Written problem: Reproduce the listing below exactly. Pictures do not belong in the copy.

Material:
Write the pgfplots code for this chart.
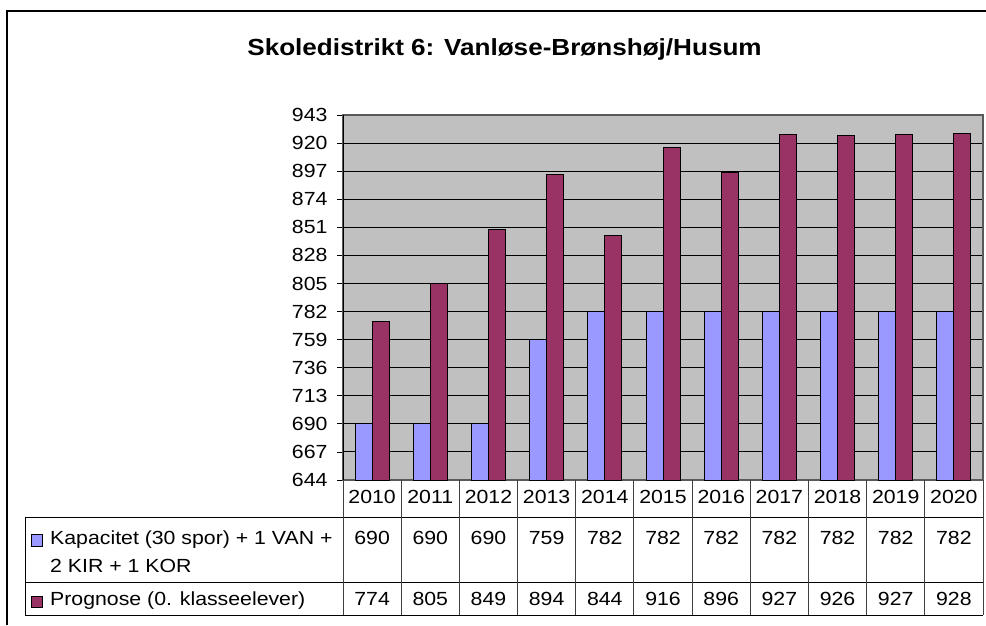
\documentclass[border=0pt]{standalone}
\usepackage{fontspec}
\setmainfont{Liberation Sans}[FakeStretch=1.12]
\usepackage{pgfplots}
\pgfplotsset{compat=1.18}
\definecolor{plotbg}{RGB}{192,192,192}
\definecolor{kap}{RGB}{153,153,255}
\definecolor{prog}{RGB}{153,51,102}
\begin{document}
\begin{tikzpicture}[x=1pt,y=1pt]
\useasboundingbox (0,0) rectangle (986,-625);
\fill[white] (0,0) rectangle (986,-625);
\begin{axis}[
 at={(343pt,-480pt)}, anchor=south west,
 scale only axis, width=640pt, height=365pt,
 xmin=-0.5, xmax=10.5, ymin=644, ymax=943,
 ytick={644,667,...,943},
 xtick=\empty,
 ytick pos=left,
 ybar=0pt, bar width=17pt,
 axis background/.style={fill=plotbg},
 ymajorgrids, grid style={black, line width=1.1pt},
 axis line style={draw=gray!70!black, line width=1.2pt},
 tick align=outside, major tick length=6pt, tick style={black, line width=0.8pt},
 yticklabel style={font=\fontsize{19}{21}\selectfont, xshift=-6pt},
 /pgf/number format/assume math mode=true,
 /pgf/number format/1000 sep={},
 /pgf/number format/fixed,
 enlargelimits=false,
]
\addplot[fill=kap, draw=black, line width=1pt] coordinates {(0,690) (1,690) (2,690) (3,759) (4,782) (5,782) (6,782) (7,782) (8,782) (9,782) (10,782)};
\addplot[fill=prog, draw=black, line width=1pt] coordinates {(0,774) (1,805) (2,849) (3,894) (4,844) (5,916) (6,896) (7,927) (8,926) (9,927) (10,928)};
\end{axis}
% frame
\draw[line width=1.5pt] (7,-625) -- (7,-11) -- (986,-11);
% title
\node[anchor=base, font=\bfseries\fontsize{23.3}{26}\selectfont, inner sep=0pt] at (504.5,-55) {Skoledistrikt 6: Vanløse-Brønshøj/Husum};
% data table
\draw[line width=1pt] (343,-115) -- (343,-480);
\draw[line width=1pt] (25,-517) -- (983,-517);
\draw[line width=1pt] (25,-582) -- (983,-582);
\draw[line width=1pt] (25,-615) -- (983,-615);
\draw[line width=1pt] (25,-517) -- (25,-615);
\foreach \k in {0,...,11} \draw[line width=1pt, black!75] (343+58.1818*\k,-480) -- (343+58.1818*\k,-615);
\begin{scope}[every node/.style={font=\fontsize{19}{21}\selectfont, inner sep=0pt}]
\foreach \y [count=\i from 0] in {2010,2011,2012,2013,2014,2015,2016,2017,2018,2019,2020}
  \node[anchor=base] at (372.09+58.1818*\i,-503) {\y};
\foreach \v [count=\i from 0] in {690,690,690,759,782,782,782,782,782,782,782}
  \node[anchor=base] at (372.09+58.1818*\i,-544) {\v};
\foreach \v [count=\i from 0] in {774,805,849,894,844,916,896,927,926,927,928}
  \node[anchor=base] at (372.09+58.1818*\i,-605) {\v};
\node[anchor=base west] at (50,-544) {Kapacitet (30 spor) + 1 VAN +};
\node[anchor=base west] at (50,-572.5) {2 KIR + 1 KOR};
\node[anchor=base west] at (50,-605) {Prognose (0. klasseelever)};
\end{scope}
\draw[fill=kap, line width=0.8pt] (31,-534) rectangle (42,-546);
\draw[fill=prog, line width=0.8pt] (31,-596) rectangle (42,-607);
\end{tikzpicture}
\end{document}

Response:
Write the pgfplots code for this chart.
\documentclass[border=0pt]{standalone}
\usepackage{fontspec}
\setmainfont{Liberation Sans}[FakeStretch=1.12]
\usepackage{pgfplots}
\pgfplotsset{compat=1.18}
\definecolor{plotbg}{RGB}{192,192,192}
\definecolor{kap}{RGB}{153,153,255}
\definecolor{prog}{RGB}{153,51,102}
\begin{document}
\begin{tikzpicture}[x=1pt,y=1pt]
\useasboundingbox (0,0) rectangle (986,-625);
\fill[white] (0,0) rectangle (986,-625);
\begin{axis}[
 at={(343pt,-480pt)}, anchor=south west,
 scale only axis, width=640pt, height=365pt,
 xmin=-0.5, xmax=10.5, ymin=644, ymax=943,
 ytick={644,667,...,943},
 xtick=\empty,
 ytick pos=left,
 ybar=0pt, bar width=17pt,
 axis background/.style={fill=plotbg},
 ymajorgrids, grid style={black, line width=1.1pt},
 axis line style={draw=gray!70!black, line width=1.2pt},
 tick align=outside, major tick length=6pt, tick style={black, line width=0.8pt},
 yticklabel style={font=\fontsize{19}{21}\selectfont, xshift=-6pt},
 /pgf/number format/assume math mode=true,
 /pgf/number format/1000 sep={},
 /pgf/number format/fixed,
 enlargelimits=false,
]
\addplot[fill=kap, draw=black, line width=1pt] coordinates {(0,690) (1,690) (2,690) (3,759) (4,782) (5,782) (6,782) (7,782) (8,782) (9,782) (10,782)};
\addplot[fill=prog, draw=black, line width=1pt] coordinates {(0,774) (1,805) (2,849) (3,894) (4,844) (5,916) (6,896) (7,927) (8,926) (9,927) (10,928)};
\end{axis}
% frame
\draw[line width=1.5pt] (7,-625) -- (7,-11) -- (986,-11);
% title
\node[anchor=base, font=\bfseries\fontsize{23.3}{26}\selectfont, inner sep=0pt] at (504.5,-55) {Skoledistrikt 6: Vanløse-Brønshøj/Husum};
% data table
\draw[line width=1pt] (343,-115) -- (343,-480);
\draw[line width=1pt] (25,-517) -- (983,-517);
\draw[line width=1pt] (25,-582) -- (983,-582);
\draw[line width=1pt] (25,-615) -- (983,-615);
\draw[line width=1pt] (25,-517) -- (25,-615);
\foreach \k in {0,...,11} \draw[line width=1pt, black!75] (343+58.1818*\k,-480) -- (343+58.1818*\k,-615);
\begin{scope}[every node/.style={font=\fontsize{19}{21}\selectfont, inner sep=0pt}]
\foreach \y [count=\i from 0] in {2010,2011,2012,2013,2014,2015,2016,2017,2018,2019,2020}
  \node[anchor=base] at (372.09+58.1818*\i,-503) {\y};
\foreach \v [count=\i from 0] in {690,690,690,759,782,782,782,782,782,782,782}
  \node[anchor=base] at (372.09+58.1818*\i,-544) {\v};
\foreach \v [count=\i from 0] in {774,805,849,894,844,916,896,927,926,927,928}
  \node[anchor=base] at (372.09+58.1818*\i,-605) {\v};
\node[anchor=base west] at (50,-544) {Kapacitet (30 spor) + 1 VAN +};
\node[anchor=base west] at (50,-572.5) {2 KIR + 1 KOR};
\node[anchor=base west] at (50,-605) {Prognose (0. klasseelever)};
\end{scope}
\draw[fill=kap, line width=0.8pt] (31,-534) rectangle (42,-546);
\draw[fill=prog, line width=0.8pt] (31,-596) rectangle (42,-607);
\end{tikzpicture}
\end{document}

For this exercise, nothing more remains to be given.